:: WHAT THE TASK ASKS ::
Could you write out the opening lines of the data, word for word, stopping after the line that contains "(1129,0) rectangle (1139,843);"?
_____
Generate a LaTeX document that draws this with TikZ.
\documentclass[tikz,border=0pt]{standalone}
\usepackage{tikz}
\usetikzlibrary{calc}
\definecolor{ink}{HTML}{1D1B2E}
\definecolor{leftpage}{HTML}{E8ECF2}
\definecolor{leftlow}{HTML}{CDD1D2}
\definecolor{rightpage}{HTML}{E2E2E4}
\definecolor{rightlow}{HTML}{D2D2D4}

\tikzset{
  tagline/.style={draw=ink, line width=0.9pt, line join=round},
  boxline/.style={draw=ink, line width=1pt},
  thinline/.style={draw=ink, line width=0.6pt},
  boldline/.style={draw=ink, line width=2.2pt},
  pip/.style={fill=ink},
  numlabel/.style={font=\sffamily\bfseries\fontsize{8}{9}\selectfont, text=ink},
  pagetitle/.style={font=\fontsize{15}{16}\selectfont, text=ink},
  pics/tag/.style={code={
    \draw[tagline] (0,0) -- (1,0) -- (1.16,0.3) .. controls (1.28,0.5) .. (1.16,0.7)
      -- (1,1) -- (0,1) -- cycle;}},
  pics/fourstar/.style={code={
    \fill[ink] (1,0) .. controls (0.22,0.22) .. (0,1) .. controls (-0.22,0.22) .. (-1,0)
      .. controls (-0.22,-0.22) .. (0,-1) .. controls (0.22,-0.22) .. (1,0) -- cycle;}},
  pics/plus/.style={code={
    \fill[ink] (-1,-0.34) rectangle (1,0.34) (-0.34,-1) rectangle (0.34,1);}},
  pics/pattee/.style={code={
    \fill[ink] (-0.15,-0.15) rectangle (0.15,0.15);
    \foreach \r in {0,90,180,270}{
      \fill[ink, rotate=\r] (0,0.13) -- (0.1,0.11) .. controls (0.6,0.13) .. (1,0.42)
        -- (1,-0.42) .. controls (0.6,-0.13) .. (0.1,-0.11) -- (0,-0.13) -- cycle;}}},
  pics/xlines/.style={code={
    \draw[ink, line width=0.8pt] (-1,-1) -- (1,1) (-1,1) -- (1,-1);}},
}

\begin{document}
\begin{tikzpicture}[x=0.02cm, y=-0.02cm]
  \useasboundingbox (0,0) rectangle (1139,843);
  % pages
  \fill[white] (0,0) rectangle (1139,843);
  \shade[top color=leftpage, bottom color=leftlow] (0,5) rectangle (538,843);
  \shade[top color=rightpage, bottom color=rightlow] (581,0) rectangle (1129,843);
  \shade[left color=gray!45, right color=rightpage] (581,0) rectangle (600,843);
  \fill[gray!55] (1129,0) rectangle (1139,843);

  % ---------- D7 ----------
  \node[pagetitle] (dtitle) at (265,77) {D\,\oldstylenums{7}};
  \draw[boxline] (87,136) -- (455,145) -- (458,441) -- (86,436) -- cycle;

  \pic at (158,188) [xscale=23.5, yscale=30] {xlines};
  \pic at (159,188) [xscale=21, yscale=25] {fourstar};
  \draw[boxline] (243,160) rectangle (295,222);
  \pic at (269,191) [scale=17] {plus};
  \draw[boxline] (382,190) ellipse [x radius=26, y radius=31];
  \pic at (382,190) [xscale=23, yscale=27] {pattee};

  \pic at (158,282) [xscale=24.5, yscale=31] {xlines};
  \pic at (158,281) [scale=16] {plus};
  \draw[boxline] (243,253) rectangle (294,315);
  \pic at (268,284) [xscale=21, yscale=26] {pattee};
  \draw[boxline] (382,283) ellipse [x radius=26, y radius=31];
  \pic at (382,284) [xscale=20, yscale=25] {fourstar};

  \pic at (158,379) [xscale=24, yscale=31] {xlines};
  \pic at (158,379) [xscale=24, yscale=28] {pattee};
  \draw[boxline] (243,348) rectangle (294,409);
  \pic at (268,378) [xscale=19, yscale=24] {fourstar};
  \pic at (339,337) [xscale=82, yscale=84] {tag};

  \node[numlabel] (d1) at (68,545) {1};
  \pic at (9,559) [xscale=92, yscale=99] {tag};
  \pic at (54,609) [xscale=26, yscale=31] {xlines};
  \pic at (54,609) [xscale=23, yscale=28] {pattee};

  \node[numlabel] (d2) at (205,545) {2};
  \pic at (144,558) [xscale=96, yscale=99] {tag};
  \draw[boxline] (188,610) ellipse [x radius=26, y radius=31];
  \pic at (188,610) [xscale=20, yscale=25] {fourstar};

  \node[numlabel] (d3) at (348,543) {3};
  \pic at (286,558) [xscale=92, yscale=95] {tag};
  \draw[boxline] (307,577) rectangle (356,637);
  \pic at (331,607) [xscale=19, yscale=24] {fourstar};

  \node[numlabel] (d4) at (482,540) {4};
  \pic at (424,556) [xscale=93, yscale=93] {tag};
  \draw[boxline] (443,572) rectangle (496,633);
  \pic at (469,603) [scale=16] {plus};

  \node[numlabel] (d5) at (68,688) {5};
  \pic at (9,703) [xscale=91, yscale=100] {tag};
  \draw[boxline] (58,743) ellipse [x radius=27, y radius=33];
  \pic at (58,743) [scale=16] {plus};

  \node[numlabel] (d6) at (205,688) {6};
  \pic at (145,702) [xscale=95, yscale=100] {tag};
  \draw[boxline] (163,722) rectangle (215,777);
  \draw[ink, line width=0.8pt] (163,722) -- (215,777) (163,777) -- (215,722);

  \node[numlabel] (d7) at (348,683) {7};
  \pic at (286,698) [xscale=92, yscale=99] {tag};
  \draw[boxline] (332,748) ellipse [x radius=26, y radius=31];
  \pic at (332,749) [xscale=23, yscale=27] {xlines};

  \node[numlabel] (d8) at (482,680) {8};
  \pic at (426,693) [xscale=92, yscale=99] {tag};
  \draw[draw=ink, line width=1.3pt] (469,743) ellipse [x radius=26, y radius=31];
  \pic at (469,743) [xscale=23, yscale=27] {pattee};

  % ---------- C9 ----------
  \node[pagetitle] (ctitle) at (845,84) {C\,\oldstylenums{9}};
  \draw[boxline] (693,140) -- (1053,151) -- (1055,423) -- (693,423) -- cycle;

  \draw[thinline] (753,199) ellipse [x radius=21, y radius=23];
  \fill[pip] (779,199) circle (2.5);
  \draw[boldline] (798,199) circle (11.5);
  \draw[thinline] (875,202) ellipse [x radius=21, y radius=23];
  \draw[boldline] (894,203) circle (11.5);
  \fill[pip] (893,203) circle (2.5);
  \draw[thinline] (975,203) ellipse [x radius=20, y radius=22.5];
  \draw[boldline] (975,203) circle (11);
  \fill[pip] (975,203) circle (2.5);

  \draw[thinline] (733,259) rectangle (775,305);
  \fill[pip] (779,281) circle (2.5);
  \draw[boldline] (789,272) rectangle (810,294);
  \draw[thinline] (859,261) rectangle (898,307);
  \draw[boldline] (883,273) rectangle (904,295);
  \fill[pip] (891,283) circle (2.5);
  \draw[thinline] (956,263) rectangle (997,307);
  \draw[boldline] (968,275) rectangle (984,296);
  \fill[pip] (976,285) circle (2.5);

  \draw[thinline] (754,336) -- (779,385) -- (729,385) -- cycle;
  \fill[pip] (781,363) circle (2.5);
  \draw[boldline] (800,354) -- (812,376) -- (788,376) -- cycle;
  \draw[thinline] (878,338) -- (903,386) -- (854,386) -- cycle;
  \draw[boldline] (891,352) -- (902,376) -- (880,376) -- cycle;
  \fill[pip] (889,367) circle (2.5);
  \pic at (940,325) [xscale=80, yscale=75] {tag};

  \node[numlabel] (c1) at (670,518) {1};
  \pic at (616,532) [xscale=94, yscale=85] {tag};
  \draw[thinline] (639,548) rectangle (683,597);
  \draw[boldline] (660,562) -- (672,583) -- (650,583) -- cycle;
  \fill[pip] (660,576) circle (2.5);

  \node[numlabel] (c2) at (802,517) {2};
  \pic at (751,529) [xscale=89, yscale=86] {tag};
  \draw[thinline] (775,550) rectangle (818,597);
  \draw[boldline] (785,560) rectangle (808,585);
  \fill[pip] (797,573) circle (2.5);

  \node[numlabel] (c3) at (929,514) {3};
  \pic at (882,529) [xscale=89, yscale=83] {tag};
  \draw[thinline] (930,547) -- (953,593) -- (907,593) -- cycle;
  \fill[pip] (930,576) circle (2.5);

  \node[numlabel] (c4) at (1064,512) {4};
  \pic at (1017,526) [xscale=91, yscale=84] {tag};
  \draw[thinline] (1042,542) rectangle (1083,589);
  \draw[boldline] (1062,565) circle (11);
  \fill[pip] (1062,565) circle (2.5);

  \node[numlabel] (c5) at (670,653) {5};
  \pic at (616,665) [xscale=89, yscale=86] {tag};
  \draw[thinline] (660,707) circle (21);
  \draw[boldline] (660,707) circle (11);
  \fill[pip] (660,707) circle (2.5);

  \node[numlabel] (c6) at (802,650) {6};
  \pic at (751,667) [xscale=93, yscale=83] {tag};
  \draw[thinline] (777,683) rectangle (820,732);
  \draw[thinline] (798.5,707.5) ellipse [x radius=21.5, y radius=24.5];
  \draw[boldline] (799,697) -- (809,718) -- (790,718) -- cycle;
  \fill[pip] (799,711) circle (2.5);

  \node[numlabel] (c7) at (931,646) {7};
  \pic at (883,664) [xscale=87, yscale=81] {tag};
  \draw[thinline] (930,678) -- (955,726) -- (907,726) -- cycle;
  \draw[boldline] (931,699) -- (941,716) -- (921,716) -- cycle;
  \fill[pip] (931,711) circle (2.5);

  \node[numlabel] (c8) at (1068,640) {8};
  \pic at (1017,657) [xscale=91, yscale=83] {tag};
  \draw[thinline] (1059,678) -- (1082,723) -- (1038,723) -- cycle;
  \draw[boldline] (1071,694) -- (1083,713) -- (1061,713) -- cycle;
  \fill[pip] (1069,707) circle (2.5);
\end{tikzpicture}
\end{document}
_____
:: ANSWER TO THIS PROBLEM ::
Generate a LaTeX document that draws this with TikZ.
\documentclass[tikz,border=0pt]{standalone}
\usepackage{tikz}
\usetikzlibrary{calc}
\definecolor{ink}{HTML}{1D1B2E}
\definecolor{leftpage}{HTML}{E8ECF2}
\definecolor{leftlow}{HTML}{CDD1D2}
\definecolor{rightpage}{HTML}{E2E2E4}
\definecolor{rightlow}{HTML}{D2D2D4}

\tikzset{
  tagline/.style={draw=ink, line width=0.9pt, line join=round},
  boxline/.style={draw=ink, line width=1pt},
  thinline/.style={draw=ink, line width=0.6pt},
  boldline/.style={draw=ink, line width=2.2pt},
  pip/.style={fill=ink},
  numlabel/.style={font=\sffamily\bfseries\fontsize{8}{9}\selectfont, text=ink},
  pagetitle/.style={font=\fontsize{15}{16}\selectfont, text=ink},
  pics/tag/.style={code={
    \draw[tagline] (0,0) -- (1,0) -- (1.16,0.3) .. controls (1.28,0.5) .. (1.16,0.7)
      -- (1,1) -- (0,1) -- cycle;}},
  pics/fourstar/.style={code={
    \fill[ink] (1,0) .. controls (0.22,0.22) .. (0,1) .. controls (-0.22,0.22) .. (-1,0)
      .. controls (-0.22,-0.22) .. (0,-1) .. controls (0.22,-0.22) .. (1,0) -- cycle;}},
  pics/plus/.style={code={
    \fill[ink] (-1,-0.34) rectangle (1,0.34) (-0.34,-1) rectangle (0.34,1);}},
  pics/pattee/.style={code={
    \fill[ink] (-0.15,-0.15) rectangle (0.15,0.15);
    \foreach \r in {0,90,180,270}{
      \fill[ink, rotate=\r] (0,0.13) -- (0.1,0.11) .. controls (0.6,0.13) .. (1,0.42)
        -- (1,-0.42) .. controls (0.6,-0.13) .. (0.1,-0.11) -- (0,-0.13) -- cycle;}}},
  pics/xlines/.style={code={
    \draw[ink, line width=0.8pt] (-1,-1) -- (1,1) (-1,1) -- (1,-1);}},
}

\begin{document}
\begin{tikzpicture}[x=0.02cm, y=-0.02cm]
  \useasboundingbox (0,0) rectangle (1139,843);
  % pages
  \fill[white] (0,0) rectangle (1139,843);
  \shade[top color=leftpage, bottom color=leftlow] (0,5) rectangle (538,843);
  \shade[top color=rightpage, bottom color=rightlow] (581,0) rectangle (1129,843);
  \shade[left color=gray!45, right color=rightpage] (581,0) rectangle (600,843);
  \fill[gray!55] (1129,0) rectangle (1139,843);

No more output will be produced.